No one would have known about all the wonderful events planned, nor had a map and schedule of events, without Diane MacPherson of Foster Harris House, who worked on the guide up until Thanksgiving Eve.
Please enjoy the pictures — there are more on the Christmas in Little Washington Facebook page. A shout out to Molly Emmons, who kept up the page (and thanks to all of you who are posting wonderful pictures). What the pictures in today’s Rappahannock News don’t show is all the work that went in beforehand: Alice Anderson putting up signs all over the county, Sheriff Connie Smith and her deputies making sure that the parade route would work and closing roads and managing traffic at parade time, Dennis Brack for getting the word out and Mary Ann Kuhn for writing a wonderful article and for feeding the fife and drum corps, with the culinary help of John Bourgeois.

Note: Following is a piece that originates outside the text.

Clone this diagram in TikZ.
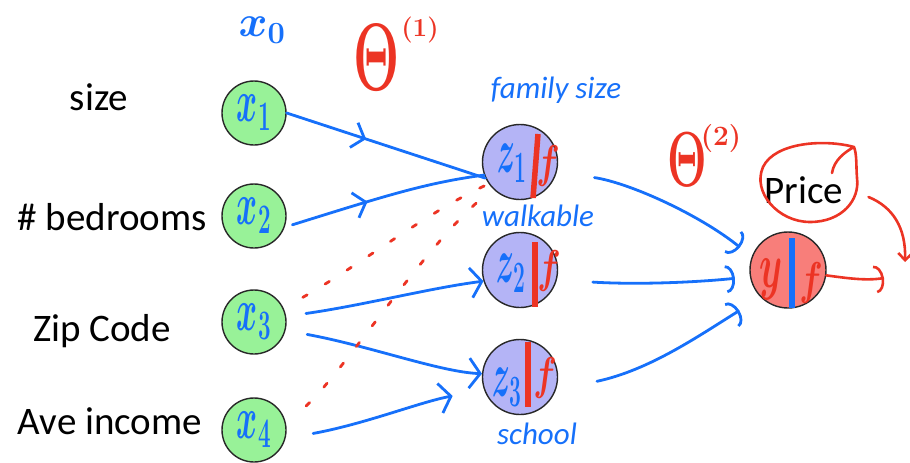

Let’s not forget that the day’s theme, “Christmas is a time of giving,” highlighted the fact that the event was a food- and fund-raiser for the Rappahannock Food Pantry. Parade sponsors Rappahannock Real Estate Resources, Artifacts on Main, The Inn at Little Washington, the White Moose Inn and the Rappahannock News all helped to make the fundraiser a success and to defray the costs of the day. Food was collected at a number of spots; thanks to all who helped fill up the boxes. (If you enjoyed the day, it’s not too late to contribute with a check to the Rappahannock Food Pantry, 602 Mount Salem Ave., Washington, VA 22747.)
This was just a sampling of all of the wonderful parade entrants and activities of the day, and a fraction of the dozens and dozens of people who helped. Thank you one and all. Merry Christmas, everyone, and see you next year!